Anxiolytic Effect of Aromatherapy Massage in Patients with Breast Cancer

Jiro Imanishi; Hiroko Kuriyama; Ichiro Shigemori; Satoko Watanabe; Yuka Aihara; Masakazu Kita; Kiyoshi Sawai; Hiroo Nakajima; Noriko Yoshida; Masahiro Kunisawa; Masanori Kawase; Kenji Fukui

Disclosures

Evid Based Complement Alternat Med. 2009;6(1):123-128. 

In This Article

Abstract and Introduction

Abstract

We examined how aromatherapy massage influenced psychologic and immunologic parameters in 12 breast cancer patients in an open semi-comparative trial. We compared the results 1 month before aromatherapy massage as a waiting control period with those during aromatherapy massage treatment and 1 month after the completion of aromatherapy sessions. The patients received a 30 min aromatherapy massage twice a week for 4 weeks (eight times in total). The results showed that anxiety was reduced in one 30 min aromatherapy massage in State-Trait Anxiety Inventory (STAI) test and also reduced in eight sequential aromatherapy massage sessions in the Hospital Anxiety and Depression Scale (HADS) test. Our results further suggested that aromatherapy massage ameliorated the immunologic state. Further investigations are required to confirm the anxiolytic effect of aromatherapy in breast cancer patients.

Introduction

Aromatherapy is one of the complementary and alternative medicines used to treat various diseases and symptoms, because essential oils have many kinds of pharmacologic actions including anti-microbial, sedative, analgesic, spasmolytic and estrogen or steroid hormone-like effects, etc. Since various kinds of essential oils such as true lavender, rose, mandarin, sweet orange, sandalwood, geranium, etc have anxiolytic activity, aromatherapy has been used for the relief of depression and anxiety. We have clarified that aromatherapy massage reduced anxiety and depression in healthy subjects and that it increased CD8-positive and CD16-positive lymphocytes in peripheral blood.[1] Furthermore, we found that aromatherapy massage improved mild depression.[2] Patients with cancer tend to be very anxious about the recurrence of cancer, even after complete remission.
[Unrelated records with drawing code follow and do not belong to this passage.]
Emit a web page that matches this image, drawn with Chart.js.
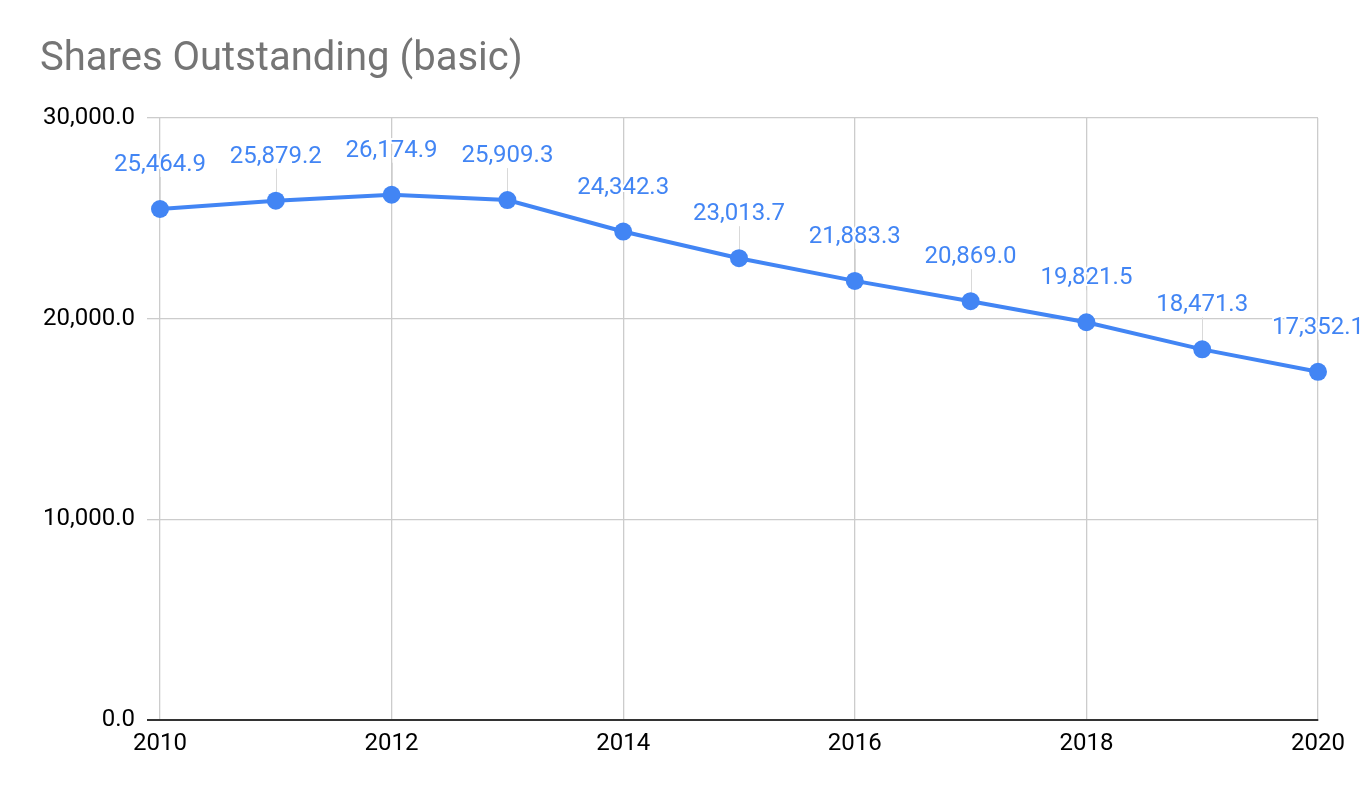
<!DOCTYPE html>
<html>
<head>
<meta charset="utf-8">
<script src="https://cdn.jsdelivr.net/npm/chart.js@4/dist/chart.umd.min.js"></script>
<style>
html,body{margin:0;padding:0;background:#fff;}
#wrap{width:1372px;height:798px;position:relative;}
</style>
</head>
<body>
<div id="wrap"><canvas id="c" width="1372" height="798"></canvas></div>
<script>
const chartTitle = "Shares Outstanding (basic)";
const years = [2010, 2011, 2012, 2013, 2014, 2015, 2016, 2017, 2018, 2019, 2020];
const shares = [25464.9, 25879.2, 26174.9, 25909.3, 24342.3, 23013.7, 21883.3, 20869.0, 19821.5, 18471.3, 17352.1];
const yTicks = [0, 10000, 20000, 30000];
const xTicks = [2010, 2012, 2014, 2016, 2018, 2020];

const BLUE = '#4285F4';
const GRID = '#cccccc';
const AXIS = '#333333';
const FONT = 'Roboto, "Liberation Sans", Arial, sans-serif';

function fmt(v){
  return v.toLocaleString('en-US',{minimumFractionDigits:1,maximumFractionDigits:1});
}

const titlePlugin = {
  id:'customTitle',
  afterDraw(chart){
    const ctx = chart.ctx;
    ctx.save();
    ctx.font = '40px ' + FONT;
    ctx.fillStyle = '#757575';
    ctx.textAlign = 'left';
    ctx.textBaseline = 'middle';
    ctx.fillText(chartTitle, 40, 60);
    ctx.restore();
  }
};

const LABEL_OFFSET = 44;
const labelPlugin = {
  id:'pointLabels',
  beforeDatasetsDraw(chart){
    const ctx = chart.ctx;
    const meta = chart.getDatasetMeta(0);
    ctx.save();
    ctx.strokeStyle = '#d9d9d9';
    ctx.lineWidth = 1;
    meta.data.forEach((pt)=>{
      const x = Math.round(pt.x)+0.5;
      ctx.beginPath();
      ctx.moveTo(x, pt.y - LABEL_OFFSET + 12);
      ctx.lineTo(x, pt.y);
      ctx.stroke();
    });
    ctx.restore();
  },
  afterDatasetsDraw(chart){
    const ctx = chart.ctx;
    const meta = chart.getDatasetMeta(0);
    const ds = chart.data.datasets[0].data;
    ctx.save();
    ctx.font = '24px ' + FONT;
    ctx.textAlign = 'center';
    ctx.textBaseline = 'middle';
    ctx.lineJoin = 'round';
    meta.data.forEach((pt,i)=>{
      const txt = fmt(ds[i].y);
      const y = pt.y - LABEL_OFFSET;
      ctx.strokeStyle = '#ffffff';
      ctx.lineWidth = 4;
      ctx.strokeText(txt, pt.x, y);
      ctx.fillStyle = BLUE;
      ctx.fillText(txt, pt.x, y);
    });
    ctx.restore();
  }
};

const points = years.map((y,i)=>({x:y, y:shares[i]}));

new Chart(document.getElementById('c'), {
  type:'line',
  data:{
    datasets:[{
      label:'Shares Outstanding (basic)',
      data:points,
      borderColor:BLUE,
      backgroundColor:BLUE,
      borderWidth:4,
      pointRadius:9,
      pointHoverRadius:9,
      pointBackgroundColor:BLUE,
      pointBorderWidth:0,
      tension:0,
      fill:false,
      clip:false
    }]
  },
  options:{
    responsive:false,
    animation:false,
    devicePixelRatio:1,
    layout:{padding:{top:118,right:54,left:0,bottom:0}},
    plugins:{legend:{display:false},title:{display:false},tooltip:{enabled:false}},
    scales:{
      x:{
        type:'linear',
        min:years[0],
        max:years[years.length-1],
        afterBuildTicks(scale){ scale.ticks = xTicks.map(v=>({value:v})); },
        afterFit(scale){ scale.height = 78; },
        grid:{color:GRID, lineWidth:1.3, drawTicks:false},
        border:{display:true, color:AXIS, width:2},
        ticks:{
          padding:10,
          color:'#000000',
          font:{family:FONT, size:24},
          callback:(v)=>String(v),
          maxRotation:0
        }
      },
      y:{
        min:0,
        max:30000,
        afterBuildTicks(scale){ scale.ticks = yTicks.map(v=>({value:v})); },
        afterFit(scale){ scale.width = 160; },
        grid:{
          color:(c)=> (c.tick && c.tick.value===0) ? AXIS : GRID,
          tickColor:(c)=> (c.tick && c.tick.value===0) ? AXIS : GRID,
          lineWidth:(c)=> (c.tick && c.tick.value===0) ? 2 : 1.3,
          drawTicks:true,
          tickLength:13
        },
        border:{display:false},
        ticks:{
          padding:12,
          color:'#000000',
          font:{family:FONT, size:24},
          callback:(v)=>fmt(v)
        }
      }
    }
  },
  plugins:[titlePlugin, labelPlugin]
});
</script>
</body>
</html>
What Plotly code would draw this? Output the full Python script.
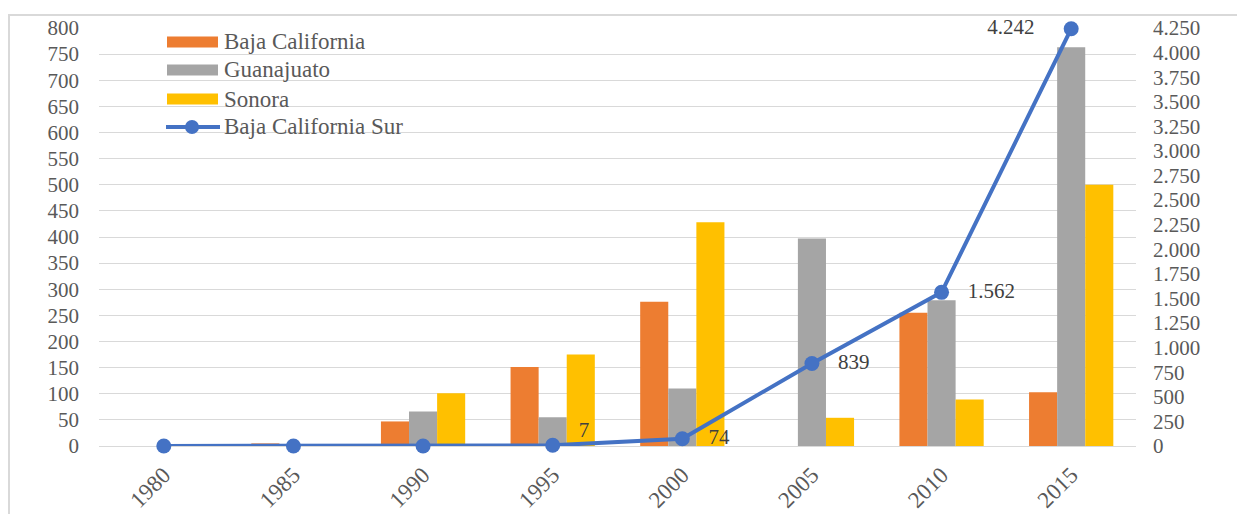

This anxiety in turn might reduce immunologic activity, resulting in an increase in the probability of recurrence.

Several studies have centered on this anxiety in cancer patients. Fellowes et al.[3] concluded in a systematic review that aromatherapy massage conferred short-term benefits on psychologic well being, with the effect on anxiety supported by limited evidence and that effect on physical symptoms might also occur. Corner et al.[4] evaluated the use of massage and essential oils on the well being of cancer patients. The results showed that anxiety scores reduced significantly over time only for the essential oil massage group. Concerning effectiveness for pain, mobility, ability to work and communication with family, the essential oil group performed better than the control group. Wilkinson et al.[5] also evaluated aromatherapy massage in palliative care in a randomized control study involving full body aromatherapy massage or carrier oil massage three times a week. For the aroma group, significant improvements were found for physical, psychologic, quality of life and severe physical and psychologic subscales of the Rotterdam Symptom Checklist (RSCL), pre- to post-test. For the massage group, there were no differences in any RSCL subscales, from the pre- to post-test. For the whole group and each group, significant improvements in the State-Trait Anxiety Inventory (STAI)-state were noted pre- to post-test for each massage. Kohara et al.[6] also reported that combined modality treatment consisting of aromatherapy, soaking the feet and reflexology appears to be effective for alleviating fatigue in terminally ill cancer patients.

Few studies have examined the psychologic and immunologic effects of aromatherapy on breast cancer patients. Since immunologic activity is a critical factor in determining a patient's prognosis, it is very important to examine the effect of aromatherapy on immunologic activity. Therefore, in the present study, we examined the psychologic and immunologic parameters of aromatherapy massage for breast cancer patients.